Gli investimenti delle lobby del gas
Nel solo 2016, le lobby del gas hanno investito più di 100 milioni per proteggere i propri interessi e aumentare il consenso intorno a questa risorsa combustibile. E questa si configura ovviamente come una battaglia impari fin dall’inizio, in quanto i gruppi che si muovono contro le lobby del gas possono contare appena su un 3% di quella enorme cifra. Grazie a queste enormi risorse e grazie ai continui contatti con le istituzioni europee, alla fin fine questi gruppi industriali sono riusciti a far passare il gas come un combustibile ‘pulito’, che può essere sviluppato in parallelo alle altre energie rinnovabili. Per arrivare a questo risultato è stata fatta una poderosa campagna di marketing e di comunicazione, utilizzando una moltitudine di canali e di strategie diverse, e sì, in buona parte ha funzionato. In molti, adesso, pensano che il gas naturale sia realmente una fonte pulita, senza nemmeno immaginare che in realtà si tratta di metano, ovvero di un gas serra che può essere centinaia di volte peggiore della già dannosa anidride carbonica.
Un fitto calendario di incontri con le istituzioni europee
É per questo che, di fronte alla sostenibilità e alla convenienza di sistemi energetici basati sul fotovoltaico, sull’eolico, sull’energia delle onde e sull’efficienza energetica, le istituzioni continuano a finanziare i combustibili fossili. Nello studio si parla di oltre 1000 gruppi di interesse che sono ogni giorno al lavoro per influenzare le scelte e quindi le politiche e i finanziamenti delle istituzioni europee. E se come detto nel 2016 le lobby del gas hanno investito in totale circa 100 milioni di euro per portare dalla propria parte le istituzioni dell’Unione, va sottolineato che la potenza di fuoco dei singoli attori è esorbitante. I soli Exxon Mobil e Shell, due giganti dell’industria dei combustibili fossili a livello mondiale, hanno investito quasi 5 milioni di euro in azioni di lobbyng. E non si parla solamente di soldi, no, si parla anche di tempo e di incontri frequentissimi con chi tiene in mano le redini dell’Unione Europea. Sono stati infatti 460 gli incontri tra il commissario europeo per il Clima e l’Ambiente Cañete e il vicepresidente della Commissione europea e Commissario europeo per l’unione energetica Maroš Šefčovič e gli esponenti delle lobby del gas, all’interno di una relazione duratura e pressante.

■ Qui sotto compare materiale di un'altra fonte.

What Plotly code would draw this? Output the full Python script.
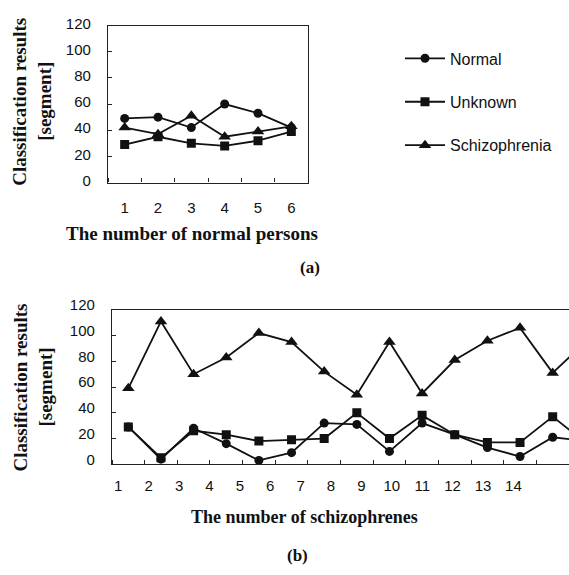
import plotly.graph_objects as go

W, H = 569, 575

# ---- data: panel (a) ----
persons = [1, 2, 3, 4, 5, 6]
a_normal = [49, 50, 42, 60, 53, 42]
a_unknown = [29, 35, 30, 28, 32, 39]
a_schizo = [42, 37, 51, 35, 39, 43]

# ---- data: panel (b) ----
schizophrenes = [1, 2, 3, 4, 5, 6, 7, 8, 9, 10, 11, 12, 13, 14, 15]
b_normal = [29, 4, 28, 16, 3, 9, 32, 31, 10, 32, 23, 13, 6, 21, 18]
b_unknown = [29, 5, 26, 23, 18, 19, 20, 40, 20, 38, 23, 17, 17, 37, 17]
b_schizo = [59, 111, 70, 83, 102, 95, 72, 54, 95, 55, 81, 96, 106, 71, 95]

tick_labels_a = [str(v) for v in persons]
tick_labels_b = [str(v) for v in schizophrenes[:14]]
y_ticks = [0, 20, 40, 60, 80, 100, 120]

series_names = ["Normal", "Unknown", "Schizophrenia"]
symbols = ["circle", "square", "triangle-up"]
sizes = [9, 9, 11]

def px_x(p):
    return p / W

def px_y(p):
    return 1 - p / H

fig = go.Figure()

legends = ["legend", "legend2", "legend3"]
for name, vals, sym, sz, lg in zip(series_names, [a_normal, a_unknown, a_schizo], symbols, sizes, legends):
    fig.add_trace(go.Scatter(
        x=persons, y=vals, name=name, mode="lines+markers",
        line=dict(color="#111111", width=1.8),
        marker=dict(symbol=sym, size=sz, color="#111111"),
        xaxis="x", yaxis="y", legend=lg, showlegend=True,
    ))

for name, vals, sym, sz in zip(series_names, [b_normal, b_unknown, b_schizo], symbols, sizes):
    fig.add_trace(go.Scatter(
        x=schizophrenes, y=vals, name=name, mode="lines+markers",
        line=dict(color="#111111", width=1.8),
        marker=dict(symbol=sym, size=sz, color="#111111"),
        xaxis="x2", yaxis="y2", showlegend=False, cliponaxis=True,
    ))

# invisible trace to activate label axis for panel (b)
fig.add_trace(go.Scatter(x=[1], y=[None], xaxis="x3", yaxis="y2",
                         showlegend=False, hoverinfo="skip"))

tick_font = dict(family="Liberation Sans, Arial, sans-serif", size=15, color="#111111")
line_col = "#222222"

a_dom_x = [px_x(108), px_x(308)]
a_dom_y = [px_y(174.6), px_y(12)]
b_dom_x = [px_x(112), 1.0]
b_dom_y = [px_y(466.5), px_y(306.5)]

fig.update_layout(
    width=W, height=H,
    margin=dict(l=0, r=0, t=0, b=0),
    paper_bgcolor="white", plot_bgcolor="white",
    xaxis=dict(domain=a_dom_x, anchor="y", range=[0.5, 6.5],
               tickvals=persons, ticktext=tick_labels_a, ticks="",
               minor=dict(ticks="inside", tick0=0.5, dtick=1, ticklen=4, tickcolor=line_col),
               showline=True, mirror=True, linecolor=line_col, linewidth=1.3,
               showgrid=False, zeroline=False, tickfont=tick_font, ticklabelstandoff=11),
    yaxis=dict(domain=a_dom_y, anchor="x", range=[0, 120],
               tickvals=y_ticks, ticks="inside", ticklen=4, tickcolor=line_col,
               showline=True, mirror=True, linecolor=line_col, linewidth=1.3,
               showgrid=False, zeroline=False, tickfont=tick_font, ticklabelstandoff=13,
               ticklabelshift=-2),
    xaxis2=dict(domain=b_dom_x, anchor="y2", range=[0.5, 14.5],
                tickvals=schizophrenes, showticklabels=False, ticks="",
                minor=dict(ticks="inside", tick0=0.5, dtick=1, ticklen=4, tickcolor=line_col),
                showline=True, mirror=True, linecolor=line_col, linewidth=1.3,
                showgrid=False, zeroline=False),
    xaxis3=dict(overlaying="x2", anchor="y2", side="bottom", range=[0.793, 15.83],
                tickvals=schizophrenes[:14], ticktext=tick_labels_b, ticks="",
                showline=False, showgrid=False, zeroline=False,
                tickfont=tick_font, ticklabelstandoff=11),
    yaxis2=dict(domain=b_dom_y, anchor="x2", range=[0, 120],
                tickvals=y_ticks, ticks="inside", ticklen=4, tickcolor=line_col,
                showline=True, mirror=False, linecolor=line_col, linewidth=1.3,
                showgrid=False, zeroline=False, tickfont=tick_font, ticklabelstandoff=13,
                ticklabelshift=-5),
    showlegend=True,
)

leg_font = dict(family="Liberation Sans, Arial, sans-serif", size=16, color="#111111")
for lg, yc in zip(legends, [46, 91, 136]):
    fig.update_layout({lg: dict(x=px_x(400), y=px_y(yc), xanchor="left", yanchor="middle",
                               bgcolor="rgba(0,0,0,0)", font=leg_font, itemwidth=40,
                               borderwidth=0)})

title_font = dict(family="Liberation Serif, Times New Roman, serif", size=19, color="#111111")
ann = []
# panel (a) titles
ann.append(dict(text="<b>Classification results</b>", x=px_x(20), y=px_y(91), textangle=-90,
                font=title_font))
ann.append(dict(text="<b>[segment]</b>", x=px_x(45), y=px_y(91), textangle=-90, font=title_font))
ann.append(dict(text="<b>The number of normal persons</b>", x=px_x(192), y=px_y(227), font=title_font))
ann.append(dict(text="<b>(a)</b>", x=px_x(310), y=px_y(263), font=dict(title_font, size=17)))
# panel (b) titles
ann.append(dict(text="<b>Classification results</b>", x=px_x(21), y=px_y(387), textangle=-90,
                font=title_font))
ann.append(dict(text="<b>[segment]</b>", x=px_x(46), y=px_y(387), textangle=-90, font=title_font))
ann.append(dict(text="<b>The number of schizophrenes</b>", x=px_x(304.5), y=px_y(521),
                font=dict(title_font, size=18)))
ann.append(dict(text="<b>(b)</b>", x=px_x(297), y=px_y(561), font=dict(title_font, size=17)))
for a in ann:
    a.update(xref="paper", yref="paper", showarrow=False, xanchor="center", yanchor="middle")
fig.update_layout(annotations=ann)

fig.write_html("out.html")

Un consigliere interessato
É cosi le orecchie di chi in Europa si occupa di energia e di ambiente non sono sempre puntate verso chi vuole difendere l’ambiente e salvaguardare il nostro pianeta dal cambiamento climatico. No, sono spesso invece occupate da chi per il proprio puro ed egoistico interesse vuole promuovere i combustibili fossili. È ovvio pensare che, in materia di finanziamenti energetici, la Commissione europea dovrebbe farsi consigliare da esperti super partes. Le cose non stanno però così e, per esempio, una parte delle scelte internazionali nel nostro continente sono manovrate dal gruppo Entso-g, costituito dalla legislazione comunitaria e formato dalle società che gestiscono gasdotti in Europa. Ed è ovviamente questo il gruppo che propone di volta in volta dei progetti di nuove infrastrutture per il gas, i quali vengono prima recepiti e poi deliberati dalla Commissione come ‘Progetti di interesse comune‘, papali di miliardi di euro di finanziamenti pubblici. Ma come si può parlare, a questo punto, di ‘interesse comune’ dei cittadini europei per il gas naturale?